_Aim:_ Retype, exactly as they stand, the lines from the start of the data to the line that contains "ax = fig.add_axes([0.1426, 0.123, 0.83, 0.852])", both ends included. Leave the pictures out.

_Supplied information:_

** start **

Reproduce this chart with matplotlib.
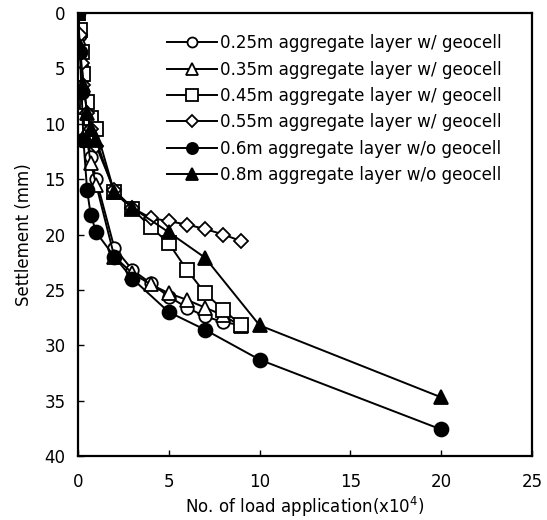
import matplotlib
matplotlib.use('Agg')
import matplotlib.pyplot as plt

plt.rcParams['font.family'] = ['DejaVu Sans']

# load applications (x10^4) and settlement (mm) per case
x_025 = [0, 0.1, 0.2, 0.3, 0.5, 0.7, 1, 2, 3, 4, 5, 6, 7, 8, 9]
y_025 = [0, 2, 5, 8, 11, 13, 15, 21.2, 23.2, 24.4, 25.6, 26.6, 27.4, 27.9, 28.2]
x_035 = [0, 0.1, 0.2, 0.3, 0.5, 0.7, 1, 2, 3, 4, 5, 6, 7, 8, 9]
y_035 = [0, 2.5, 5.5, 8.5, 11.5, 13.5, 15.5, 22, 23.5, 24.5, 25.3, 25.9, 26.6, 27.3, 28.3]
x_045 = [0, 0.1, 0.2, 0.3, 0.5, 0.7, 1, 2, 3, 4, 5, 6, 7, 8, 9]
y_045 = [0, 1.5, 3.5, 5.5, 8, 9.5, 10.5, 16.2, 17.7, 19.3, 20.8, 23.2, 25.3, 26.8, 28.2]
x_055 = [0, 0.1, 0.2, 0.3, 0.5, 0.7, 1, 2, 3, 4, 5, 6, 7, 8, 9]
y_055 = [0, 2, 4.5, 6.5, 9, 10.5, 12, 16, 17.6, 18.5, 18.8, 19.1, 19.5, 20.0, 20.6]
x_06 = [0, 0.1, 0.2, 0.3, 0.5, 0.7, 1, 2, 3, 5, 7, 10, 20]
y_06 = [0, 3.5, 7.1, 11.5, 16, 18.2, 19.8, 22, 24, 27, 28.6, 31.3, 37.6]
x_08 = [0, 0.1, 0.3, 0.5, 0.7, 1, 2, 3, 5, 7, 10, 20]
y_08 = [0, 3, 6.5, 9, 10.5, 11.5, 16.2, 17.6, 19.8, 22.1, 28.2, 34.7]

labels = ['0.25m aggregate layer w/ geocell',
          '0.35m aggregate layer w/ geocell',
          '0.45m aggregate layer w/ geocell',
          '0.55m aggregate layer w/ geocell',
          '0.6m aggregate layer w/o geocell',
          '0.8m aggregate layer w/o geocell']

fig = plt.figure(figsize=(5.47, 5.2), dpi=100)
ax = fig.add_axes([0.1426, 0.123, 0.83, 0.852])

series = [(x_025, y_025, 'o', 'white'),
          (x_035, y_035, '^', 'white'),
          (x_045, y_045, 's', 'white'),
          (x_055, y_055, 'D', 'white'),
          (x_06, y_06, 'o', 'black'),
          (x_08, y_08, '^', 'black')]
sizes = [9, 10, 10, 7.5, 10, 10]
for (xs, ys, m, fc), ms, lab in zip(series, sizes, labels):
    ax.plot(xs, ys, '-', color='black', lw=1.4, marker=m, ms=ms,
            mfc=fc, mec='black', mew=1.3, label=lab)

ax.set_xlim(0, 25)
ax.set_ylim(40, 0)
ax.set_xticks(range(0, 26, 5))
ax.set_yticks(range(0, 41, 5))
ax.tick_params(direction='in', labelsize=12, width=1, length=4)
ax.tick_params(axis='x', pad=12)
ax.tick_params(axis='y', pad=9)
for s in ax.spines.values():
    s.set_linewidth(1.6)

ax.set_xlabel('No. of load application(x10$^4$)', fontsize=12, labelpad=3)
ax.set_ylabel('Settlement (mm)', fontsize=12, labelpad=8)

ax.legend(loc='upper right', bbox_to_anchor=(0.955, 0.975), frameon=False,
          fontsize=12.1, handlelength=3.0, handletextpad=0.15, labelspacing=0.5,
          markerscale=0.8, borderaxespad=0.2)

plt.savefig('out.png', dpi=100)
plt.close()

** end **

_Solution for this problem:_
Reproduce this chart with matplotlib.
import matplotlib
matplotlib.use('Agg')
import matplotlib.pyplot as plt

plt.rcParams['font.family'] = ['DejaVu Sans']

# load applications (x10^4) and settlement (mm) per case
x_025 = [0, 0.1, 0.2, 0.3, 0.5, 0.7, 1, 2, 3, 4, 5, 6, 7, 8, 9]
y_025 = [0, 2, 5, 8, 11, 13, 15, 21.2, 23.2, 24.4, 25.6, 26.6, 27.4, 27.9, 28.2]
x_035 = [0, 0.1, 0.2, 0.3, 0.5, 0.7, 1, 2, 3, 4, 5, 6, 7, 8, 9]
y_035 = [0, 2.5, 5.5, 8.5, 11.5, 13.5, 15.5, 22, 23.5, 24.5, 25.3, 25.9, 26.6, 27.3, 28.3]
x_045 = [0, 0.1, 0.2, 0.3, 0.5, 0.7, 1, 2, 3, 4, 5, 6, 7, 8, 9]
y_045 = [0, 1.5, 3.5, 5.5, 8, 9.5, 10.5, 16.2, 17.7, 19.3, 20.8, 23.2, 25.3, 26.8, 28.2]
x_055 = [0, 0.1, 0.2, 0.3, 0.5, 0.7, 1, 2, 3, 4, 5, 6, 7, 8, 9]
y_055 = [0, 2, 4.5, 6.5, 9, 10.5, 12, 16, 17.6, 18.5, 18.8, 19.1, 19.5, 20.0, 20.6]
x_06 = [0, 0.1, 0.2, 0.3, 0.5, 0.7, 1, 2, 3, 5, 7, 10, 20]
y_06 = [0, 3.5, 7.1, 11.5, 16, 18.2, 19.8, 22, 24, 27, 28.6, 31.3, 37.6]
x_08 = [0, 0.1, 0.3, 0.5, 0.7, 1, 2, 3, 5, 7, 10, 20]
y_08 = [0, 3, 6.5, 9, 10.5, 11.5, 16.2, 17.6, 19.8, 22.1, 28.2, 34.7]

labels = ['0.25m aggregate layer w/ geocell',
          '0.35m aggregate layer w/ geocell',
          '0.45m aggregate layer w/ geocell',
          '0.55m aggregate layer w/ geocell',
          '0.6m aggregate layer w/o geocell',
          '0.8m aggregate layer w/o geocell']

fig = plt.figure(figsize=(5.47, 5.2), dpi=100)
ax = fig.add_axes([0.1426, 0.123, 0.83, 0.852])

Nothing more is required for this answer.